Ga/HZSM-5分子筛上乙烯二聚反应的理论研究

Theoretical Study of Ethylene Dimerization on the Ga/HZSM-5 Zeolite

应用理论计算方法研究了Ga/HZSM-5及Al/HZSM-5分子筛上乙烯二聚生成1-丁烯的反应历程,比较了分子筛酸性对反应能量的影响.计算采用分为两层的76T簇模型,应用量子力学和分子力学联合的ONIOM2(B3LYP/6-31G(d,p):UFF)方法.乙烯二聚过程可按照分步机理和协同机理进行,均得到表面丁基烷氧中间产物.计算结果表明,与在Al/HZSM-5分子筛上的反应过程相比,乙烯在Ga/HZSM-5分子筛上的吸附能低20.62kJ·mol-1,但质子化反应的活化能只高出1.26kJ·mol-1;而乙基烷氧中间体与乙烯分子结合过程的活化能高出62.55kJ·mol-1,原因是Ga原子半径大,降低了六元环过渡态的稳定性.若按协同机理,质子转移和C―C键聚合同时进行,在Ga/HZSM-5分子筛上的活化能较Al/HZSM-5的高16.44kJ·mol-1.因此乙烯二聚按照协同机理有利.研究还表明,表面丁基烷氧中间体脱质子,生成1-丁烯并吸附在复原的分子筛酸性位上.该反应在两种酸中心上的活化能几乎相同,但明显高于其他各步的活化能,因此成为整个反应的速度控制步骤.

We studied the reaction mechanisms of ethylene dimerization to 1-butene on Ga/HZSM-5 and Al/HZSM-5 zeolite catalysts by theoretical calculations and investigated the influence of zeolite acidity on the reaction energetics.
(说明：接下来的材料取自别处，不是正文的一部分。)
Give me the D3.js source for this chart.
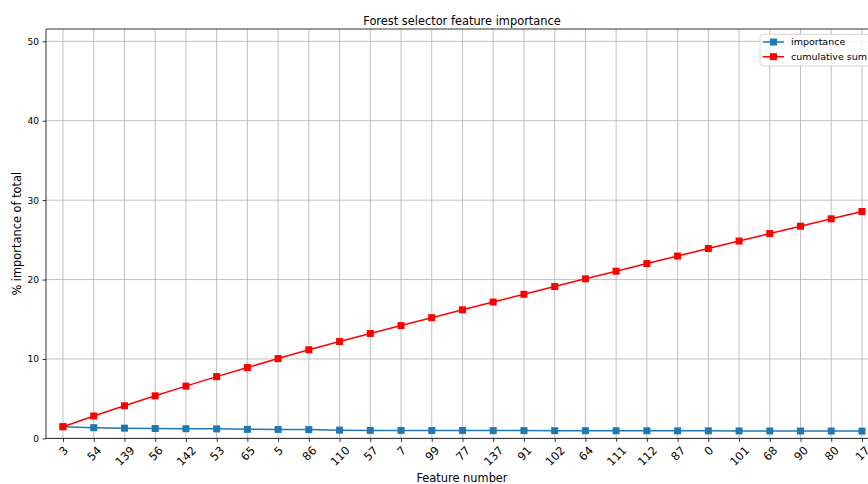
<!DOCTYPE html>
<html>
<head>
<meta charset="utf-8">
<script src="https://cdn.jsdelivr.net/npm/d3@7"></script>
<style>
  html, body { margin: 0; padding: 0; background: #fff; }
  svg { display: block; font-family: "DejaVu Sans", sans-serif; }
</style>
</head>
<body>
<svg id="chart" width="868" height="484"></svg>
<script>
// Feature ids in order of decreasing importance
const features = ["3", "54", "139", "56", "142", "53", "65", "5", "86", "110", "57", "7", "99",
  "77", "137", "91", "102", "64", "111", "112", "87", "0", "101", "68", "90", "80", "17"];

// Share of total importance per feature (%)
const importance = [1.47, 1.35, 1.29, 1.25, 1.22, 1.20, 1.14, 1.13, 1.11, 1.04, 1.01, 1.00, 0.99,
  0.99, 0.98, 0.98, 0.97, 0.97, 0.96, 0.96, 0.95, 0.95, 0.94, 0.94, 0.93, 0.93, 0.92];

// Running total of importance (%)
const cumulative = [1.47, 2.82, 4.11, 5.36, 6.58, 7.78, 8.92, 10.05, 11.16, 12.20, 13.21, 14.21, 15.20,
  16.19, 17.17, 18.15, 19.12, 20.09, 21.05, 22.01, 22.96, 23.91, 24.85, 25.79, 26.72, 27.65, 28.57];

const yTicks = [0, 10, 20, 30, 40, 50];

const seriesNames = ["importance", "cumulative sum"];
const seriesColors = ["#1f77b4", "#ff0000"];

const svg = d3.select("#chart");

// Axes box (extends past the right edge of the window)
const axLeft = 46, axTop = 29, axBottom = 438.4, axRight = 905;

const x = d3.scaleLinear().domain([-0.553, 27.4]).range([axLeft, axRight]);
const y = d3.scaleLinear().domain([0, 51.55]).range([axBottom, axTop]);

const idx = d3.range(features.length);

// Grid
const grid = svg.append("g").attr("stroke", "#b0b0b0").attr("stroke-width", 0.8);
grid.selectAll("line.v").data(idx).join("line").attr("class", "v")
  .attr("x1", d => x(d)).attr("x2", d => x(d))
  .attr("y1", axTop).attr("y2", axBottom);
grid.selectAll("line.h").data(yTicks).join("line").attr("class", "h")
  .attr("x1", axLeft).attr("x2", axRight)
  .attr("y1", d => y(d)).attr("y2", d => y(d));

// Series
const series = [importance, cumulative];
series.forEach((vals, s) => {
  const g = svg.append("g");
  const line = d3.line().x((d, i) => x(i)).y(d => y(d));
  g.append("path").datum(vals)
    .attr("d", line)
    .attr("fill", "none")
    .attr("stroke", seriesColors[s])
    .attr("stroke-width", 1.5)
    .attr("stroke-linejoin", "round");
  const m = 7;
  g.selectAll("rect").data(vals).join("rect")
    .attr("x", (d, i) => x(i) - m / 2)
    .attr("y", d => y(d) - m / 2)
    .attr("width", m).attr("height", m)
    .attr("fill", seriesColors[s]);
});

// Spines
svg.append("path")
  .attr("d", `M${axRight},${axTop}H${axLeft}V${axBottom}H${axRight}`)
  .attr("fill", "none").attr("stroke", "#000").attr("stroke-width", 0.8);

// Y axis
const yAxis = svg.append("g")
  .attr("transform", `translate(${axLeft},0)`)
  .call(d3.axisLeft(y).tickValues(yTicks).tickSize(3.5).tickPadding(3.5).tickFormat(d3.format("d")));
yAxis.select(".domain").remove();
yAxis.selectAll(".tick line").attr("stroke", "#000").attr("stroke-width", 0.8);
yAxis.selectAll(".tick text").attr("font-size", 9.1).attr("fill", "#000")
  .attr("font-family", "DejaVu Sans, sans-serif");

// X axis
const xAxis = svg.append("g")
  .attr("transform", `translate(0,${axBottom})`)
  .call(d3.axisBottom(x).tickValues(idx).tickSize(3.5).tickFormat(i => features[i]));
xAxis.select(".domain").remove();
xAxis.selectAll(".tick line").attr("stroke", "#000").attr("stroke-width", 0.8);
xAxis.selectAll(".tick text")
  .attr("font-size", 11.4).attr("fill", "#000")
  .attr("font-family", "DejaVu Sans, sans-serif")
  .attr("text-anchor", "middle")
  .attr("dy", null)
  .attr("dominant-baseline", "central")
  .each(function () {
    const L = this.getComputedTextLength();
    const H = 11.4 * 0.73;
    const half = (L + H) / (2 * Math.SQRT2);
    d3.select(this)
      .attr("y", 7 + half)
      .attr("transform", `rotate(-45,0,${7 + half})`);
  });

// Title and axis labels
svg.append("text")
  .attr("x", 462).attr("y", 24.5)
  .attr("text-anchor", "middle")
  .attr("font-size", 11.4)
  .text("Forest selector feature importance");

svg.append("text")
  .attr("x", 462).attr("y", 482)
  .attr("text-anchor", "middle")
  .attr("font-size", 11.4)
  .text("Feature number");

svg.append("text")
  .attr("transform", `translate(21,${(axTop + axBottom) / 2}) rotate(-90)`)
  .attr("text-anchor", "middle")
  .attr("font-size", 11.4)
  .text("% importance of total");

// Legend
const lg = svg.append("g").attr("transform", "translate(760,34.3)");
lg.append("rect")
  .attr("width", 130).attr("height", 31.7)
  .attr("rx", 2.5)
  .attr("fill", "#fff").attr("fill-opacity", 0.8)
  .attr("stroke", "#cccccc").attr("stroke-width", 0.8);
seriesNames.forEach((name, s) => {
  const ry = 7.7 + s * 14.7;
  lg.append("line")
    .attr("x1", 2.7).attr("x2", 24).attr("y1", ry).attr("y2", ry)
    .attr("stroke", seriesColors[s]).attr("stroke-width", 1.5);
  lg.append("rect")
    .attr("x", 13.5 - 3.5).attr("y", ry - 3.5).attr("width", 7).attr("height", 7)
    .attr("fill", seriesColors[s]);
  lg.append("text")
    .attr("x", 31).attr("y", ry)
    .attr("dominant-baseline", "central")
    .attr("font-size", 9.5)
    .text(name);
});
</script>
</body>
</html>
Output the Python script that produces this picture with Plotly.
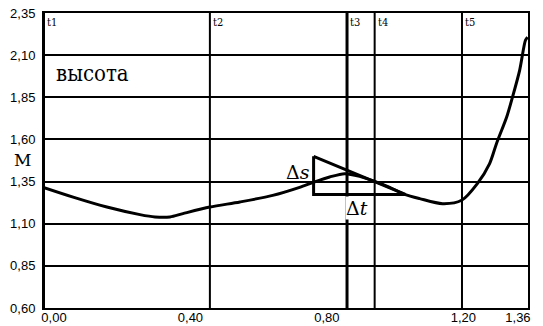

The calculations were performed using the hybrid ONIOM2 （B3LYP/6-31G（d, p）：UFF） method based on the two-layered 76T cluster model. Ethylene dimerization may proceed along two different pathways： either a stepwise or a concerted mechanism, and both produce a surface butoxide intermediate. Our results indicated that with respect to the reactions on Al/HZSM-5, the adsorption energy of ethylene on Ga/HZSM-5 was 20.62 kJ·mol-1 lower, and the activation energy for the protonation process was only 1.26 kJ·mol-1 higher. Additionally, the activation energy for a combination of ethoxide intermediate with ethylene was 62.55 kJ·mol-1 higher because of the larger atomic radius of Ga, which led to an unstable six-member ring transition state. For the concerted mechanism, protonation and C―C bond formation proceeded in one step and the activation energy on Ga/HZSM-5 was 16.44 kJ·mol-1 higher than that on Al/HZSM-5. Therefore, the ethylene dimerization reaction proceeded according to the concerted mechanism. The surface butoxide intermediate was transformed to 1-butene by deprotonation and adsorbed on the recovered [Bronsted] acid sites. The corresponding activation energy on Ga/HZSM-5 was similar to that on Al/HZSM-5 but it was obviously higher than that in the other steps. Therefore, it was the rate-determining step for this reaction.